More than an attempt, it was an experiment to study the feasibility of Bitcoin mining operations on vintage machines. Shirriff, as he mentioned in his blog, went through a lot of hardships just to implement SHA-265, Bitcoin’s underlying cryptographic hash function, on an IBM 1401 computer.
“It turns out that this computer could mine,” he said, “but so slowly it would take more than the lifetime of the universe to successfully mine a block.”
Low Hash Speed
The Shirriff’s experiment brought out some interesting polarity between the modern hardware and the IBM 1401 computer. It found that while the modern hardware system can handle a billion of hashes per second, the 1401 IBM took some sluggish 80 seconds to compute a single hash. The reason for such a poor performance was simple: SHA-256 is implemented to operate on 32-bit machines, while the one Shirriff used could only handled 6-bit characters — and didn’t operate the bit operations at all.
“It doesn’t even handle binary arithmetic, using decimal arithmetic instead,” Shirriff stated. “Thus, implementing the algorithm on the 1401 is slow and inconvenient.”
The mainframe however was able to solve a SHA-256 double in 80 seconds. But even these results drew out a scary analysis, saying that it would take 5×10 ^ 14, or 40,000 times the estimated age of the universe to solve a single block of Bitcoin.
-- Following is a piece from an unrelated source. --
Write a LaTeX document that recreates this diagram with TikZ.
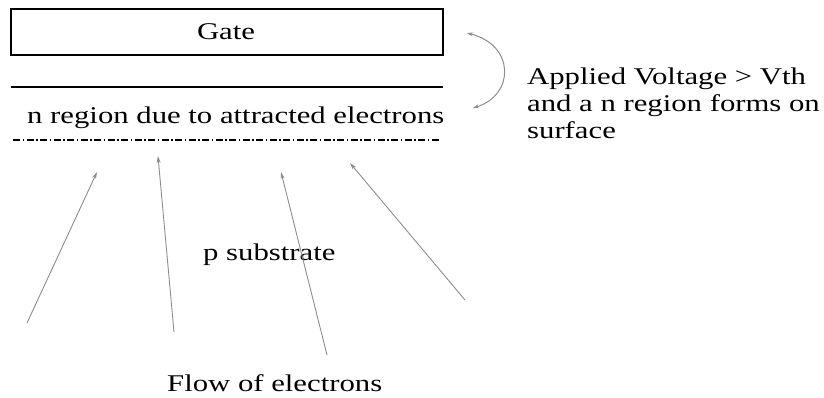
\documentclass[tikz,border=0pt]{standalone}
\usepackage{fontspec}
\setmainfont{Liberation Serif}[FakeStretch=1.28]
\usetikzlibrary{arrows.meta}
\begin{document}
\begin{tikzpicture}[x=1pt,y=-1pt,
  lbl/.style={inner sep=0pt,font=\fontsize{24}{27}\selectfont,anchor=base west},
  layer/.style={line width=1.6pt},
  flow/.style={draw=black!45,line width=0.9pt,-{Stealth[length=7pt,width=4pt]}},
  turn/.style={draw=black!45,line width=1pt,{Stealth[length=6pt,width=4pt]}-{Stealth[length=6pt,width=4pt]}}]
\useasboundingbox (0,0) rectangle (824,397);
% gate electrode
\node[draw,layer,minimum width=432pt,minimum height=46pt,inner sep=0pt] (gate) at (227,32) {};
\node[lbl,anchor=base] (gatetxt) at (226,39) {Gate};
% oxide / surface boundary
\coordinate (ox1) at (11,87);
\coordinate (ox2) at (443,87);
\draw[layer] (ox1) -- (ox2);
% induced channel
\node[lbl] (nreg) at (27,123) {n region due to attracted electrons};
\coordinate (ch1) at (13,140);
\coordinate (ch2) at (440,140);
\draw[line width=1.3pt,dash pattern=on 7pt off 2.5pt on 1.5pt off 2.5pt] (ch1) -- (ch2);
% applied voltage note
\coordinate (vt) at (467,33);
\coordinate (vb) at (473,108);
\draw[turn] (vt) .. controls (515,45) and (515,95) .. (vb);
\node[lbl,align=left] (note) at (527,138) {Applied Voltage > Vth\\and a n region forms on\\surface};
% substrate
\node[lbl] (sub) at (203,260) {p substrate};
\node[lbl] (flowtxt) at (167,391) {Flow of electrons};
% electron flow arrows
\coordinate (a1s) at (27,323);   \coordinate (a1e) at (97,172);
\coordinate (a2s) at (174,332);  \coordinate (a2e) at (158,156);
\coordinate (a3s) at (327,355);  \coordinate (a3e) at (281,172);
\coordinate (a4s) at (465,300);  \coordinate (a4e) at (350,163);
\draw[flow] (a1s) -- (a1e);
\draw[flow] (a2s) -- (a2e);
\draw[flow] (a3s) -- (a3e);
\draw[flow] (a4s) -- (a4e);
\end{tikzpicture}
\end{document}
He added:
“Today you can spend $50 and get a USB stick miner with a custom ASIC integrated circuit. This USB miner performs 3.6 billion hashes per second and uses about 4 watts.”
It was indeed a challenging but interesting project. In the end, it explained that even an old IBM machine was capable to mine the revolutionary currency we know as Bitcoin. As Shirriff thinks, the best use of this old-meet-new method would be ideal if one time travels back to the 1960s. Overall, this experiment, without any applicability in modern times, belongs to a museum.